● What is being asked
Transcribe the records below exactly as they appear, omitting any pictures.
┄┄┄┄┄┄┄┄┄┄
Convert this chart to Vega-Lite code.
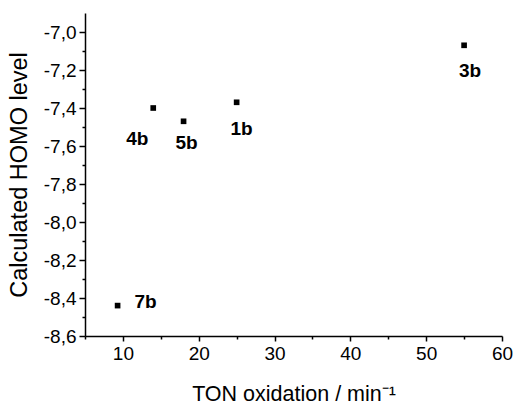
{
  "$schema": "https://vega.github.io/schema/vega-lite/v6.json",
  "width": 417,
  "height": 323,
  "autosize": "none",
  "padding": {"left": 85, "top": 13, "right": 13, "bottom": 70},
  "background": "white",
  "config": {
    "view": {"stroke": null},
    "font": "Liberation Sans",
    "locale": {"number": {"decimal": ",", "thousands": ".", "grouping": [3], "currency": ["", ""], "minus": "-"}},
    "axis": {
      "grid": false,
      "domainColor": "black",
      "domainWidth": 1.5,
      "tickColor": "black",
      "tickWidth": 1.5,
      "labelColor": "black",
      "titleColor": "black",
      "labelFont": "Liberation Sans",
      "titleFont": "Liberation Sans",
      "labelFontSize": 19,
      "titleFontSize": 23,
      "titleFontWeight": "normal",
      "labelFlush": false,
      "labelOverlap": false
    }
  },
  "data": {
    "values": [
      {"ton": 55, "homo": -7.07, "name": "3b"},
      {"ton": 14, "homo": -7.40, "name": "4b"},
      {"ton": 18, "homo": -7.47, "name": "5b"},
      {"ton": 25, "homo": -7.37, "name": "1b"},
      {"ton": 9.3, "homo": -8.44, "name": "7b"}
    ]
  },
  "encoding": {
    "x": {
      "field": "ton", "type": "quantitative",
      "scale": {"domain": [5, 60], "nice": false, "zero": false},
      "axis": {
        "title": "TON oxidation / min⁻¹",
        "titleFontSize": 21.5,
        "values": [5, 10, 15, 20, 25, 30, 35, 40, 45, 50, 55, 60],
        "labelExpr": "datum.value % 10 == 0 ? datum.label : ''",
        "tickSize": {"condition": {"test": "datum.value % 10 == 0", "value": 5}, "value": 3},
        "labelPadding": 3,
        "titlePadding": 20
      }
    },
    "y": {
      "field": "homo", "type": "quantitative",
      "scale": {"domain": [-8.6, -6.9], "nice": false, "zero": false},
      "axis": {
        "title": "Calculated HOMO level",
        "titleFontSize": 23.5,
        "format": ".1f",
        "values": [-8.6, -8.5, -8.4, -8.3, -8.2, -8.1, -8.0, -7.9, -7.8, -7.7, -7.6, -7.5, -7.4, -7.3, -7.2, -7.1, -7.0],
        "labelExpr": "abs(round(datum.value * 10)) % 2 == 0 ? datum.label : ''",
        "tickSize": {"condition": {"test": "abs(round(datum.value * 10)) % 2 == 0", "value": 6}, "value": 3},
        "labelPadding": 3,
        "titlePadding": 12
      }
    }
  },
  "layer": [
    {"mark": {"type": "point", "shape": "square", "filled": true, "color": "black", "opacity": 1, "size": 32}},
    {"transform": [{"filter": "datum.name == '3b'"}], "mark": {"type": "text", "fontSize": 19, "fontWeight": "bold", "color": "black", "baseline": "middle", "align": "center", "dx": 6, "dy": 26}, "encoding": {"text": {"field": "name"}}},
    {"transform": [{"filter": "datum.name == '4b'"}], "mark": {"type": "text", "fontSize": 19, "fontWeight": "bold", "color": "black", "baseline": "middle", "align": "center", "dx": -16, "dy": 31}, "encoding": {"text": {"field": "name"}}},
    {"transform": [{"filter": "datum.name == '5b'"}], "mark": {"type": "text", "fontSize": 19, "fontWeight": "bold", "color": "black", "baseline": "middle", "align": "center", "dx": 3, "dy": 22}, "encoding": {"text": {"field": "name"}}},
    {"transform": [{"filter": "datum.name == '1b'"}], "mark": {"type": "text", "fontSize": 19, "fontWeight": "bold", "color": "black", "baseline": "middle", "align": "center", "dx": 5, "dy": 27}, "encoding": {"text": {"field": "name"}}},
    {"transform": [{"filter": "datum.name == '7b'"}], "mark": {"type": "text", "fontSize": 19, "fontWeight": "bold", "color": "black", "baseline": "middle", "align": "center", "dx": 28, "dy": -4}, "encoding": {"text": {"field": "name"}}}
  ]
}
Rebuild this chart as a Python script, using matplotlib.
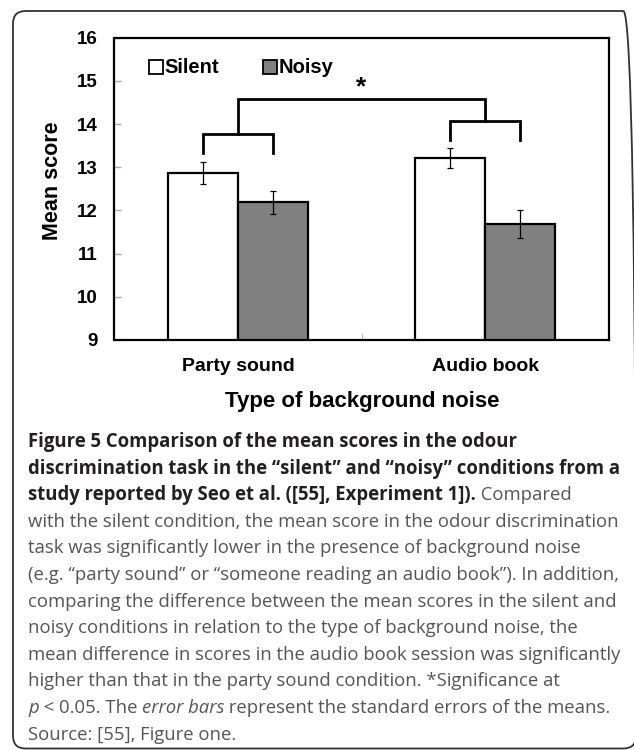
┄┄┄┄┄┄┄┄┄┄
● Exercise response
Convert this chart to Vega-Lite code.
{
  "$schema": "https://vega.github.io/schema/vega-lite/v6.json",
  "width": 417,
  "height": 323,
  "autosize": "none",
  "padding": {"left": 85, "top": 13, "right": 13, "bottom": 70},
  "background": "white",
  "config": {
    "view": {"stroke": null},
    "font": "Liberation Sans",
    "locale": {"number": {"decimal": ",", "thousands": ".", "grouping": [3], "currency": ["", ""], "minus": "-"}},
    "axis": {
      "grid": false,
      "domainColor": "black",
      "domainWidth": 1.5,
      "tickColor": "black",
      "tickWidth": 1.5,
      "labelColor": "black",
      "titleColor": "black",
      "labelFont": "Liberation Sans",
      "titleFont": "Liberation Sans",
      "labelFontSize": 19,
      "titleFontSize": 23,
      "titleFontWeight": "normal",
      "labelFlush": false,
      "labelOverlap": false
    }
  },
  "data": {
    "values": [
      {"ton": 55, "homo": -7.07, "name": "3b"},
      {"ton": 14, "homo": -7.40, "name": "4b"},
      {"ton": 18, "homo": -7.47, "name": "5b"},
      {"ton": 25, "homo": -7.37, "name": "1b"},
      {"ton": 9.3, "homo": -8.44, "name": "7b"}
    ]
  },
  "encoding": {
    "x": {
      "field": "ton", "type": "quantitative",
      "scale": {"domain": [5, 60], "nice": false, "zero": false},
      "axis": {
        "title": "TON oxidation / min⁻¹",
        "titleFontSize": 21.5,
        "values": [5, 10, 15, 20, 25, 30, 35, 40, 45, 50, 55, 60],
        "labelExpr": "datum.value % 10 == 0 ? datum.label : ''",
        "tickSize": {"condition": {"test": "datum.value % 10 == 0", "value": 5}, "value": 3},
        "labelPadding": 3,
        "titlePadding": 20
      }
    },
    "y": {
      "field": "homo", "type": "quantitative",
      "scale": {"domain": [-8.6, -6.9], "nice": false, "zero": false},
      "axis": {
        "title": "Calculated HOMO level",
        "titleFontSize": 23.5,
        "format": ".1f",
        "values": [-8.6, -8.5, -8.4, -8.3, -8.2, -8.1, -8.0, -7.9, -7.8, -7.7, -7.6, -7.5, -7.4, -7.3, -7.2, -7.1, -7.0],
        "labelExpr": "abs(round(datum.value * 10)) % 2 == 0 ? datum.label : ''",
        "tickSize": {"condition": {"test": "abs(round(datum.value * 10)) % 2 == 0", "value": 6}, "value": 3},
        "labelPadding": 3,
        "titlePadding": 12
      }
    }
  },
  "layer": [
    {"mark": {"type": "point", "shape": "square", "filled": true, "color": "black", "opacity": 1, "size": 32}},
    {"transform": [{"filter": "datum.name == '3b'"}], "mark": {"type": "text", "fontSize": 19, "fontWeight": "bold", "color": "black", "baseline": "middle", "align": "center", "dx": 6, "dy": 26}, "encoding": {"text": {"field": "name"}}},
    {"transform": [{"filter": "datum.name == '4b'"}], "mark": {"type": "text", "fontSize": 19, "fontWeight": "bold", "color": "black", "baseline": "middle", "align": "center", "dx": -16, "dy": 31}, "encoding": {"text": {"field": "name"}}},
    {"transform": [{"filter": "datum.name == '5b'"}], "mark": {"type": "text", "fontSize": 19, "fontWeight": "bold", "color": "black", "baseline": "middle", "align": "center", "dx": 3, "dy": 22}, "encoding": {"text": {"field": "name"}}},
    {"transform": [{"filter": "datum.name == '1b'"}], "mark": {"type": "text", "fontSize": 19, "fontWeight": "bold", "color": "black", "baseline": "middle", "align": "center", "dx": 5, "dy": 27}, "encoding": {"text": {"field": "name"}}},
    {"transform": [{"filter": "datum.name == '7b'"}], "mark": {"type": "text", "fontSize": 19, "fontWeight": "bold", "color": "black", "baseline": "middle", "align": "center", "dx": 28, "dy": -4}, "encoding": {"text": {"field": "name"}}}
  ]
}
Rebuild this chart as a Python script, using matplotlib.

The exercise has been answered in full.